After the war she moved to Nottingham with her partner Bernard. They had two daughters. She trained as a special needs teacher moving back to Norwich in 1958 getting a job running Little Plumstead Hospital School for children and adults. She married social worker and poet Michael Marais in 1960.
Elizabeth was involved with the planning and building of the purpose-built Kevill-Davies junior and senior school on the Plumstead Hospital site and became its first head.
During the 1960s she founded the Wednesday Club, the forerunner of the charity BUILD, which is still based at the United Reformed Church.
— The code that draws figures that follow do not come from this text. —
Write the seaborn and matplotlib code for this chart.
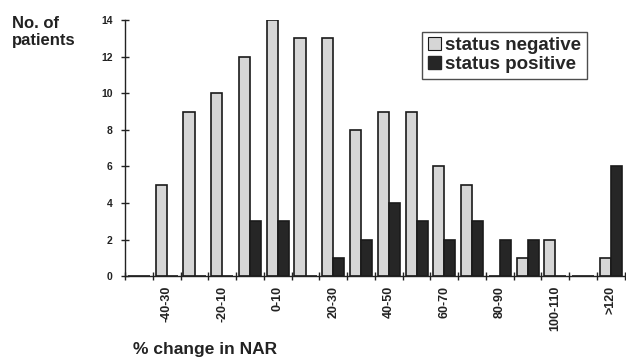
import pandas as pd
import matplotlib
matplotlib.use('Agg')
import matplotlib.pyplot as plt
import matplotlib.patches as mpatches
import seaborn as sns

categories = ['', '-40-30', '-30-20', '-20-10', '-10-0', '0-10', '10-20', '20-30', '30-40',
              '40-50', '50-60', '60-70', '70-80', '80-90', '90-100', '100-110', '110-120', '>120']
status_negative = [0, 5, 9, 10, 12, 14, 13, 13, 8, 9, 9, 6, 5, 0, 1, 2, 0, 1]
status_positive = [0, 0, 0, 0, 3, 3, 0, 1, 2, 4, 3, 2, 3, 2, 2, 0, 0, 6]
y_ticks = [0, 2, 4, 6, 8, 10, 12, 14]

neg_color = '#d6d6d6'
pos_color = '#262626'

df = pd.DataFrame({
    'range': categories * 2,
    'count': status_negative + status_positive,
    'status': ['status negative'] * len(categories) + ['status positive'] * len(categories),
})

sns.set_style('ticks')
plt.rcParams['font.family'] = ['Liberation Sans', 'DejaVu Sans']

fig = plt.figure(figsize=(6.26, 3.6), dpi=100)
ax = fig.add_axes([0.2, 0.233, 0.798, 0.711])

sns.barplot(
    data=df, x='range', y='count', hue='status',
    order=categories, hue_order=['status negative', 'status positive'],
    palette=[neg_color, pos_color], width=0.8,
    edgecolor='#1a1a1a', linewidth=1.2, legend=False, ax=ax,
)

ax.set_xlim(-0.5, len(categories) - 0.5)
ax.set_ylim(0, 14)
ax.set_yticks(y_ticks)
ax.set_yticklabels([str(v) for v in y_ticks], fontsize=7.5, fontweight='bold', color='#222222')

label_idx = list(range(1, len(categories), 2))
ax.set_xticks(label_idx)
ax.set_xticklabels([categories[i] for i in label_idx], rotation=90, fontsize=9,
                   fontweight='bold', color='#222222')
ax.set_xticks([i + 0.5 for i in range(-1, len(categories))], minor=True)
ax.tick_params(axis='x', which='major', length=0, pad=7)
ax.tick_params(axis='x', which='minor', length=6, width=1, direction='inout', color='#222222')
ax.tick_params(axis='y', length=6, width=1, direction='inout', color='#222222', pad=6)

ax.set_xlabel('')
ax.set_ylabel('')
sns.despine(ax=ax)
for s in ['left', 'bottom']:
    ax.spines[s].set_linewidth(1.0)
    ax.spines[s].set_color('#222222')

handles = [
    mpatches.Patch(facecolor=neg_color, edgecolor='#1a1a1a', linewidth=0.8, label='status negative'),
    mpatches.Patch(facecolor=pos_color, edgecolor=pos_color, label='status positive'),
]
leg = ax.legend(handles=handles, loc='upper left', bbox_to_anchor=(0.595, 0.955),
                prop={'weight': 'bold', 'size': 13.5}, frameon=True, fancybox=False,
                handlelength=0.7, handleheight=0.7, handletextpad=0.2,
                borderpad=0.3, labelspacing=0.1, borderaxespad=0)
leg.get_frame().set_edgecolor('#222222')
leg.get_frame().set_linewidth(1.0)

fig.text(0.019, 0.955, 'No. of\npatients', ha='left', va='top', fontsize=12,
         fontweight='bold', color='#222222', linespacing=1.15)
fig.text(0.212, 0.028, '% change in NAR', ha='left', va='center', fontsize=12.5,
         fontweight='bold', color='#222222')

fig.savefig('out.png', dpi=100)
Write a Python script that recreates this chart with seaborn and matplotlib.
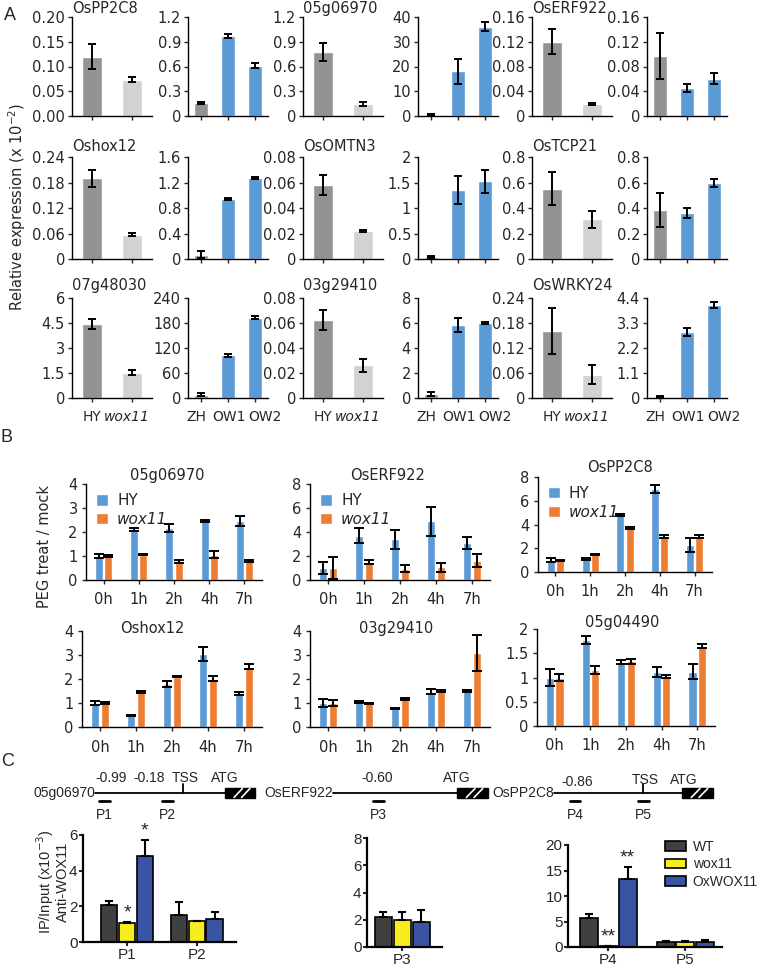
import numpy as np
import pandas as pd
import matplotlib
matplotlib.use('Agg')
import matplotlib.pyplot as plt
import matplotlib.transforms as mtransforms
import seaborn as sns
from matplotlib.patches import Rectangle, Patch

sns.set_style('ticks')
plt.rcParams['font.family'] = ['DejaVu Sans']
plt.rcParams['axes.linewidth'] = 1.0
plt.rcParams['axes.edgecolor'] = 'black'

W, H = 760, 966
ARIAL = 'Liberation Sans'
GRAY_D, GRAY_L, BLUE, ORANGE = '#939393', '#d2d2d2', '#5b9bd5', '#ed7d31'
CHIP_COLORS = ['#404040', '#f7ec1f', '#3a54a4']

# ---- panel A: relative expression ----
genes_a = ['OsPP2C8', '05g06970', 'OsERF922', 'Oshox12', 'OsOMTN3', 'OsTCP21',
           '07g48030', '03g29410', 'OsWRKY24']
mut_lines = ['HY', 'wox11']
ox_lines = ['ZH', 'OW1', 'OW2']
mut_vals = [[0.12, 0.073], [0.78, 0.15], [0.12, 0.019],
            [0.19, 0.057], [0.058, 0.022], [0.55, 0.31],
            [4.45, 1.5], [0.062, 0.026], [0.16, 0.056]]
mut_errs = [[0.025, 0.005], [0.11, 0.025], [0.02, 0.002],
            [0.02, 0.004], [0.008, 0.001], [0.13, 0.065],
            [0.3, 0.15], [0.008, 0.005], [0.055, 0.022]]
ox_vals = [[0.16, 0.97, 0.61], [0.5, 18, 36], [0.097, 0.045, 0.06],
           [0.07, 0.94, 1.27], [0.04, 1.35, 1.52], [0.385, 0.36, 0.595],
           [8, 102, 193], [0.3, 5.85, 6.0], [0.05, 2.9, 4.1]]
ox_errs = [[0.01, 0.03, 0.03], [0.3, 5, 1.8], [0.037, 0.006, 0.009],
           [0.06, 0.02, 0.015], [0.02, 0.27, 0.22], [0.135, 0.04, 0.03],
           [4, 3, 4], [0.15, 0.55, 0.1], [0.02, 0.17, 0.12]]
mut_ticks = [['0.00', '0.05', '0.10', '0.15', '0.20'], ['0', '0.3', '0.6', '0.9', '1.2'],
             ['0', '0.04', '0.08', '0.12', '0.16'], ['0', '0.06', '0.12', '0.18', '0.24'],
             ['0', '0.02', '0.04', '0.06', '0.08'], ['0', '0.2', '0.4', '0.6', '0.8'],
             ['0', '1.5', '3', '4.5', '6'], ['0', '0.02', '0.04', '0.06', '0.08'],
             ['0', '0.06', '0.12', '0.18', '0.24']]
ox_ticks = [['0', '0.3', '0.6', '0.9', '1.2'], ['0', '10', '20', '30', '40'],
            ['0', '0.04', '0.08', '0.12', '0.16'], ['0', '0.4', '0.8', '1.2', '1.6'],
            ['0', '0.5', '1', '1.5', '2'], ['0', '0.2', '0.4', '0.6', '0.8'],
            ['0', '60', '120', '180', '240'], ['0', '2', '4', '6', '8'],
            ['0', '1.1', '2.2', '3.3', '4.4']]

# ---- panel B: PEG treat / mock ----
times = ['0h', '1h', '2h', '4h', '7h']
genes_b = ['05g06970', 'OsERF922', 'OsPP2C8', 'Oshox12', '03g29410', '05g04490']
hy_vals = [[1.0, 2.1, 2.17, 2.45, 2.45], [1.0, 3.7, 3.4, 4.9, 3.1], [1.0, 1.1, 4.8, 7.0, 2.3],
           [1.0, 0.48, 1.8, 3.05, 1.38], [1.0, 1.05, 0.78, 1.47, 1.5], [1.0, 1.78, 1.32, 1.12, 1.12]]
hy_errs = [[0.1, 0.05, 0.15, 0.04, 0.2], [0.5, 0.6, 0.8, 1.2, 0.5], [0.15, 0.1, 0.1, 0.35, 0.6],
           [0.1, 0.03, 0.13, 0.3, 0.06], [0.15, 0.04, 0.03, 0.1, 0.03], [0.18, 0.08, 0.04, 0.1, 0.15]]
wox_vals = [[1.0, 1.06, 0.77, 1.05, 0.8], [1.0, 1.5, 0.95, 1.05, 1.6], [1.0, 1.5, 3.7, 3.0, 3.0],
            [1.0, 1.46, 2.1, 2.02, 2.52], [1.0, 0.98, 1.17, 1.5, 3.1], [1.0, 1.15, 1.33, 1.02, 1.65]]
wox_errs = [[0.05, 0.03, 0.06, 0.14, 0.03], [0.9, 0.2, 0.3, 0.4, 0.55], [0.05, 0.05, 0.1, 0.1, 0.1],
            [0.06, 0.06, 0.03, 0.1, 0.12], [0.12, 0.02, 0.03, 0.03, 0.75], [0.08, 0.08, 0.05, 0.04, 0.05]]
b_ticks = [['0', '1', '2', '3', '4'], ['0', '2', '4', '6', '8'], ['0', '2', '4', '6', '8'],
           ['0', '1', '2', '3', '4'], ['0', '1', '2', '3', '4'], ['0', '0.5', '1', '1.5', '2']]

# ---- panel C: ChIP-qPCR ----
chip_lines = ['WT', 'wox11', 'OxWOX11']
chip_sites = ['P1', 'P2', 'P3', 'P4', 'P5']
chip_wt = [2.1, 1.5, 2.2, 5.6, 1.05]
chip_wt_err = [0.18, 0.72, 0.4, 0.9, 0.15]
chip_wox = [1.05, 1.15, 2.0, 0.2, 1.0]
chip_wox_err = [0.06, 0.05, 0.6, 0.05, 0.1]
chip_ox = [4.8, 1.28, 1.8, 13.3, 1.0]
chip_ox_err = [0.92, 0.4, 0.9, 2.3, 0.4]
chip_star_wox = ['*', '', '', '**', '']
chip_star_ox = ['*', '', '', '**', '']
chip_ticks = [['0', '2', '4', '6'], ['0', '2', '4', '6', '8'], ['0', '5', '10', '15', '20']]


def px_rect(l, t, r, b):
    return [l / W, 1 - b / H, (r - l) / W, (b - t) / H]


fig = plt.figure(figsize=(W / 100, H / 100), dpi=100)

# gene diagram layer (pixel coordinates)
diag = fig.add_axes([0, 0, 1, 1])
diag.set_xlim(0, W)
diag.set_ylim(H, 0)
diag.axis('off')


def expr_bars(ax, cats, vals, errs, colors, ticks, bottom_row, label_shift):
    df = pd.DataFrame({'line': cats, 'val': vals})
    sns.barplot(data=df, x='line', y='val', hue='line', palette=colors, legend=False,
                width=0.52, saturation=1, errorbar=None, ax=ax)
    ax.errorbar(np.arange(len(cats)), vals, yerr=errs, fmt='none', ecolor='black',
                elinewidth=1.4, capsize=3, capthick=1.4)
    tv = [float(t) for t in ticks]
    ax.set_ylim(0, tv[-1])
    ax.set_yticks(tv, ticks)
    ax.set_xlim(-0.5, len(cats) - 0.5)
    ax.set_xlabel('')
    ax.set_ylabel('')
    sns.despine(ax=ax)
    ax.tick_params(axis='y', length=3, width=1, labelsize=10.5, pad=2)
    ax.tick_params(axis='x', length=3, width=1, labelsize=10, pad=6)
    ax.set_xticks(np.arange(len(cats)))
    if bottom_row:
        ax.set_xticklabels(cats)
        for lbl, dx in zip(ax.get_xticklabels(), label_shift):
            if lbl.get_text() == 'wox11':
                lbl.set_style('italic')
            off = mtransforms.ScaledTranslation(dx / 100, 0, fig.dpi_scale_trans)
            lbl.set_transform(lbl.get_transform() + off)
    else:
        ax.set_xticklabels([])


a_cols = [72, 188, 303, 418, 532, 647]
a_rows = [(17, 116), (157, 259), (298, 398)]
a_title_y = [1.09, 1.10, 1.12]
for g, gene in enumerate(genes_a):
    r, c = g // 3, (g % 3) * 2
    top, bot = a_rows[r]
    ax_m = fig.add_axes(px_rect(a_cols[c], top, a_cols[c] + 80, bot))
    expr_bars(ax_m, mut_lines, mut_vals[g], mut_errs[g], [GRAY_D, GRAY_L], mut_ticks[g],
              r == 2, [0, -5])
    ax_m.text(0.0, a_title_y[r], gene, transform=ax_m.transAxes, ha='left', va='center',
              fontsize=10.5)
    ax_o = fig.add_axes(px_rect(a_cols[c + 1], top, a_cols[c + 1] + 80, bot))
    expr_bars(ax_o, ox_lines, ox_vals[g], ox_errs[g], [GRAY_D, BLUE, BLUE], ox_ticks[g],
              r == 2, [-5, 1, 10])

fig.text(17 / W, 1 - 207 / H, 'Relative expression (x 10$^{-2}$)', rotation=90,
         ha='center', va='center', fontsize=10.5)

# ---- panel B ----
b_rects = [(86, 484, 262, 580), (310, 484, 490, 580), (538, 477, 712, 572),
           (82, 631, 262, 727), (310, 631, 490, 727), (537, 629, 715, 726)]
b_title_pos = [(0.46, 1.09), (0.43, 1.09), (0.47, 1.105),
               (0.39, 1.03), (0.48, 1.03), (0.48, 1.07)]
for gi, gene in enumerate(genes_b):
    ax = fig.add_axes(px_rect(*b_rects[gi]))
    df = pd.DataFrame({'time': times * 2,
                       'val': hy_vals[gi] + wox_vals[gi],
                       'line': ['HY'] * len(times) + ['wox11'] * len(times)})
    show_leg = gi < 3
    sns.barplot(data=df, x='time', y='val', hue='line', palette=[BLUE, ORANGE],
                width=0.52, gap=0.12, saturation=1, errorbar=None, ax=ax, legend=show_leg)
    for cont, err in zip(list(ax.containers[:2]), [hy_errs[gi], wox_errs[gi]]):
        xs = [p.get_x() + p.get_width() / 2 for p in cont]
        ys = [p.get_height() for p in cont]
        ax.errorbar(xs, ys, yerr=err, fmt='none', ecolor='black', elinewidth=1.4,
                    capsize=3.5, capthick=1.4)
    tv = [float(t) for t in b_ticks[gi]]
    ax.set_ylim(0, tv[-1])
    ax.set_yticks(tv, b_ticks[gi])
    ax.set_xlim(-0.5, len(times) - 0.5)
    ax.set_xlabel('')
    ax.set_ylabel('')
    sns.despine(ax=ax)
    ax.tick_params(axis='y', length=3, width=1, labelsize=10.5, pad=3)
    ax.tick_params(axis='x', length=3, width=1, labelsize=10.5, pad=6)
    ax.text(b_title_pos[gi][0], b_title_pos[gi][1], gene, transform=ax.transAxes,
            ha='center', va='center', fontsize=10.5)
    if show_leg:
        leg = ax.legend(loc='upper left', bbox_to_anchor=(0.02, 0.97), frameon=False,
                        handlelength=0.8, handleheight=0.8, handletextpad=0.6,
                        labelspacing=0.25, borderaxespad=0, fontsize=11)
        leg.get_texts()[1].set_style('italic')

fig.text(45 / W, 1 - 547 / H, 'PEG treat / mock', rotation=90, ha='center', va='center',
         fontsize=10.5)

# ---- panel C: promoter diagrams ----
line_y = 793
diag_genes = [('05g06970', 95, 225, 255), ('OsERF922', 333, 457, 488), ('OsPP2C8', 554, 682, 713)]
diag_marks = [(111, 778, '-0.99'), (149, 778, '-0.18'), (185, 778, 'TSS'), (225, 778, 'ATG'),
              (377, 778, '-0.60'), (457, 778, 'ATG'),
              (577, 782, '-0.86'), (645, 780, 'TSS'), (684, 780, 'ATG')]
tss_x = [183, 643]
primers = [(99, 110, 'P1'), (162, 173, 'P2'), (373, 384, 'P3'), (570, 580, 'P4'), (638, 649, 'P5')]

for name, x0, bx0, bx1 in diag_genes:
    diag.text(x0, line_y, name, ha='right', va='center', fontsize=10, family=ARIAL)
    diag.plot([x0, bx0], [line_y, line_y], color='black', lw=1.3)
    diag.add_patch(Rectangle((bx0, line_y - 5), bx1 - bx0, 10, color='black'))
    bw = bx1 - bx0
    for f0 in (0.3, 0.55):
        diag.plot([bx0 + bw * f0, bx0 + bw * (f0 + 0.28)], [line_y + 4.5, line_y - 4.5],
                  color='white', lw=1.2)
for x, y, s in diag_marks:
    diag.text(x, y, s, ha='center', va='center', fontsize=10, family=ARIAL)
for x in tss_x:
    diag.plot([x, x], [line_y, line_y - 9], color='black', lw=1.3)
for x0, x1, s in primers:
    diag.plot([x0, x1], [801, 801], color='black', lw=2)
    diag.text((x0 + x1) / 2, 815, s, ha='center', va='center', fontsize=10, family=ARIAL)

# ---- panel C: bars ----
c_rects = [(83, 835, 236, 942), (367, 838, 442, 947), (568, 845, 722, 947)]
c_xlims = [(-0.63, 1.56), (-0.47, 0.53), (-0.52, 1.48)]
c_groups = [[0, 1], [2], [3, 4]]
for k, idx in enumerate(c_groups):
    ax = fig.add_axes(px_rect(*c_rects[k]))
    sites = [chip_sites[i] for i in idx]
    series = [chip_wt, chip_wox, chip_ox]
    errs = [chip_wt_err, chip_wox_err, chip_ox_err]
    stars = [[''] * len(chip_sites), chip_star_wox, chip_star_ox]
    df = pd.DataFrame({'site': sites * 3,
                       'line': [l for l in chip_lines for _ in idx],
                       'val': [s[i] for s in series for i in idx]})
    sns.barplot(data=df, x='site', y='val', hue='line', palette=CHIP_COLORS, width=0.76,
                gap=0.08, edgecolor='black', linewidth=1.2, saturation=1, errorbar=None,
                legend=False, ax=ax)
    tv = [float(t) for t in chip_ticks[k]]
    for cont, e, st in zip(list(ax.containers[:3]), errs, stars):
        xs = [p.get_x() + p.get_width() / 2 for p in cont]
        ys = [p.get_height() for p in cont]
        ee = [e[i] for i in idx]
        ax.errorbar(xs, ys, yerr=[np.zeros(len(ee)), ee], fmt='none', ecolor='black',
                    elinewidth=1.5, capsize=3, capthick=1.5)
        for x, y, v, i in zip(xs, ys, ee, idx):
            if st[i]:
                ax.text(x, y + v + tv[-1] * 0.005, st[i], ha='center', va='bottom',
                        fontsize=14, family=ARIAL)
    ax.set_ylim(0, tv[-1])
    ax.set_yticks(tv, chip_ticks[k])
    ax.set_xlim(*c_xlims[k])
    ax.set_xlabel('')
    ax.set_ylabel('')
    sns.despine(ax=ax)
    for sp in ax.spines.values():
        sp.set_linewidth(1.6)
    ax.tick_params(axis='both', length=3, width=1.5, labelsize=11, pad=1)
    for lbl in ax.get_xticklabels() + ax.get_yticklabels():
        lbl.set_family(ARIAL)
    if k == 2:
        handles = [Patch(facecolor=c, edgecolor='black', linewidth=1.2) for c in CHIP_COLORS]
        ax.legend(handles, chip_lines, loc='upper left', bbox_to_anchor=(665 / W, 1 - 840 / H),
                  bbox_transform=fig.transFigure, frameon=False, borderpad=0,
                  borderaxespad=0, handlelength=1.5, handleheight=0.7, handletextpad=0.5,
                  labelspacing=0.25, prop={'family': ARIAL, 'size': 10})

fig.text(52 / W, 1 - 882 / H, 'IP/Input (x10$^{-3}$)\nAnti-WOX11', rotation=90,
         ha='center', va='center', multialignment='center', fontsize=10.5,
         linespacing=1.0, family=ARIAL)

for s, x, y in [('A', 10, 15), ('B', 7, 437), ('C', 8, 761)]:
    fig.text(x / W, 1 - y / H, s, ha='center', va='center', fontsize=13, family=ARIAL)

fig.savefig('out.png', dpi=100)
It became affiliated to the National Federation of Gateway Clubs and she served on both its executive and training committees.
Her expertise was also sought as an external examiner for the Diploma of Mentally Handicapped Adults at Norwich City College, a lecturer at Norwich Teacher Training College, an instructor for Mencap in music and drama... and an adjudicator for courses set up for play leaders and care assistants.
Elizabeth and Michael combined their expertise in their book Lives Worth Living – the Right of all the Handicapped. Then, in 1980, the year she accepted her MBE, her beloved Michael died at the age of 57.
As a result of a change in national policy the Kevill-Davies School was closed in 1984 and she was asked to develop a new course for adults with learning difficulties at Great Yarmouth College of Further Education.
In 1987 Elizabeth married Leslie Taylor and together they ran The Heartsease Gateway Club and activities at Sprowston Adult Training Centre.
She died at Heron Lodge Nursing Home at Wroxham last May, two weeks before her 92nd birthday, leaving her husband, daughters, a grandchild and two great-grandchildren.